> Requirements:
Find the number of lines in these records where the word "script" appears. Reply with that number and nothing more.

> Records supplied:
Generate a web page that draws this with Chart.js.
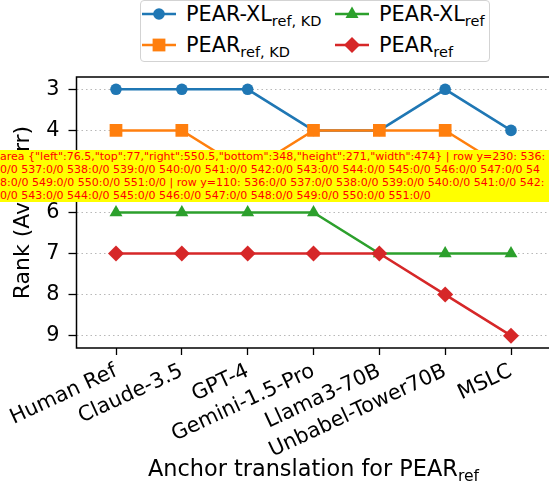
* * *
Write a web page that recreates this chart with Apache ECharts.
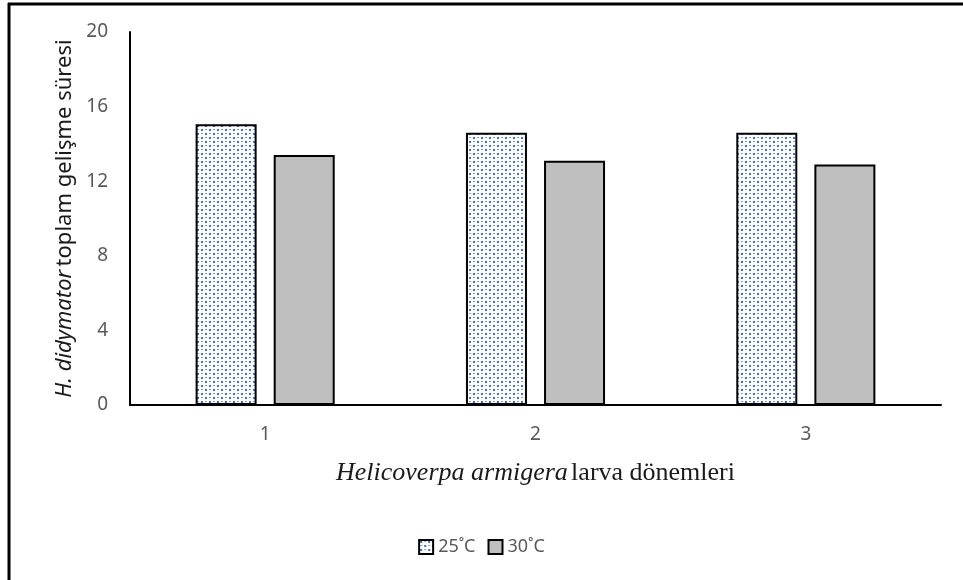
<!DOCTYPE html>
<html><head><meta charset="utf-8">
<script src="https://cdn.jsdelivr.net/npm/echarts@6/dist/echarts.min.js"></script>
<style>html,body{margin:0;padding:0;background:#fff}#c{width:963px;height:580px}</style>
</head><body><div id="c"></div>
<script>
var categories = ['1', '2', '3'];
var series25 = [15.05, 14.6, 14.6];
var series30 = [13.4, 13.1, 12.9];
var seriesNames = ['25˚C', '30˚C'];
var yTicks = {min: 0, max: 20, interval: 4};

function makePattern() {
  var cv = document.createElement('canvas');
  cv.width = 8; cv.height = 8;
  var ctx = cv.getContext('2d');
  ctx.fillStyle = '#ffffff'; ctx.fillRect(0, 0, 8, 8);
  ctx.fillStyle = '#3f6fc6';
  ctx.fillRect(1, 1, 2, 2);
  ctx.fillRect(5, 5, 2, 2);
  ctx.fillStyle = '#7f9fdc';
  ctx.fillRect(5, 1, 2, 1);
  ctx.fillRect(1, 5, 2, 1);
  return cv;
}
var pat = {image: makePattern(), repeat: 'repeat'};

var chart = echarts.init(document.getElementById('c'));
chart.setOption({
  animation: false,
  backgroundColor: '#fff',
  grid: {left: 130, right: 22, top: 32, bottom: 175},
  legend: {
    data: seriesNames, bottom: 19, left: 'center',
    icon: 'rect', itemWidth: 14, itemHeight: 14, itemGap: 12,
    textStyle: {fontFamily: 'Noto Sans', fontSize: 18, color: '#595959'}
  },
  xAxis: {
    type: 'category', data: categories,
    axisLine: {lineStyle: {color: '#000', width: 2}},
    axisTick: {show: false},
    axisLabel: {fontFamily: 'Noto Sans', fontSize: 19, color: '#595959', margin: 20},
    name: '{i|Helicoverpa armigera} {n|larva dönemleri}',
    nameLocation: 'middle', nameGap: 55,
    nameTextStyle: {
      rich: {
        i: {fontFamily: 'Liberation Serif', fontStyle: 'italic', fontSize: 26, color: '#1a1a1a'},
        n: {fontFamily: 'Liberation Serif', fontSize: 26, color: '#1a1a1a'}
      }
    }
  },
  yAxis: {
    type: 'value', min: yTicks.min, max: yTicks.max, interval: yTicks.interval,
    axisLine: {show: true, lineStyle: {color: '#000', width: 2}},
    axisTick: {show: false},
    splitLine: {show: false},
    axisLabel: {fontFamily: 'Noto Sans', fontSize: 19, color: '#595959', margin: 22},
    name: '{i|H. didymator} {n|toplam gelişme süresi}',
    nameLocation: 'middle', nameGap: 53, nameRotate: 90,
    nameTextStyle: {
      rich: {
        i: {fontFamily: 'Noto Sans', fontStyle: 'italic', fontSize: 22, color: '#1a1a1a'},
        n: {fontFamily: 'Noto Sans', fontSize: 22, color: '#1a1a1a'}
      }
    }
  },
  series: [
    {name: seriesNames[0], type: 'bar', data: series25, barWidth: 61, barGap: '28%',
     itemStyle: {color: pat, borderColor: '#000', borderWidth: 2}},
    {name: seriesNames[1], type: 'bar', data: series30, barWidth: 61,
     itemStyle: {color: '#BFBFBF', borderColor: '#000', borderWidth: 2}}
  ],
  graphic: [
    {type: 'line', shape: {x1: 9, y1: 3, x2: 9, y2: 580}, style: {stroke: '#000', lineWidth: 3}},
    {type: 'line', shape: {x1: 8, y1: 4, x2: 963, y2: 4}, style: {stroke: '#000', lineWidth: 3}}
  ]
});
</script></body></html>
---
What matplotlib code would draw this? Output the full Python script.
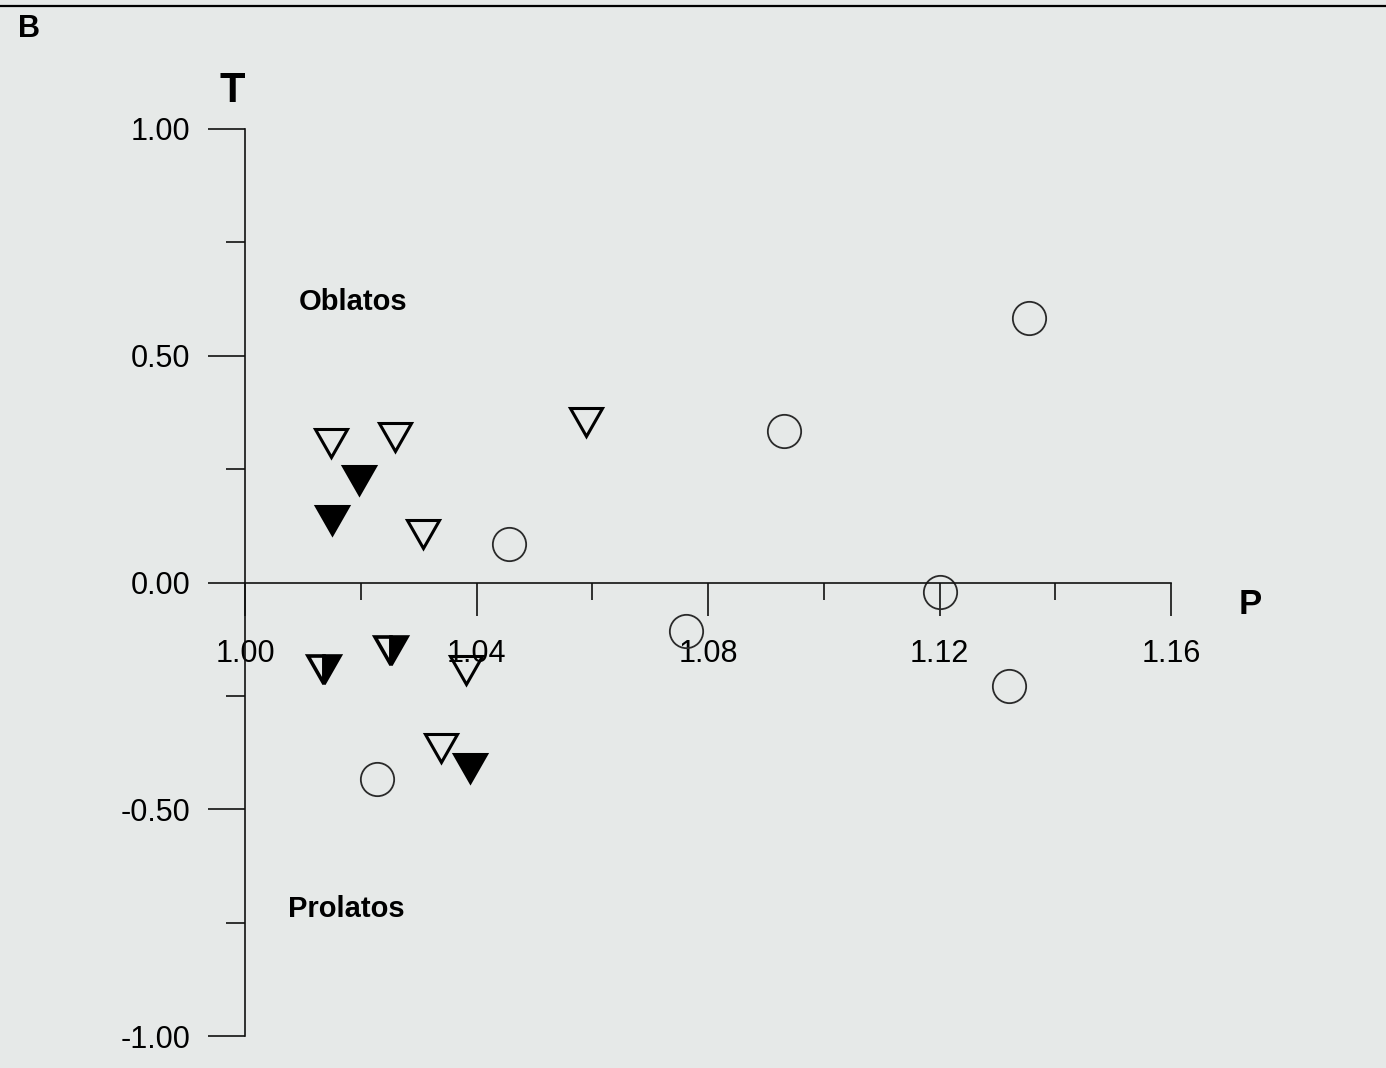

> Response to the task:
4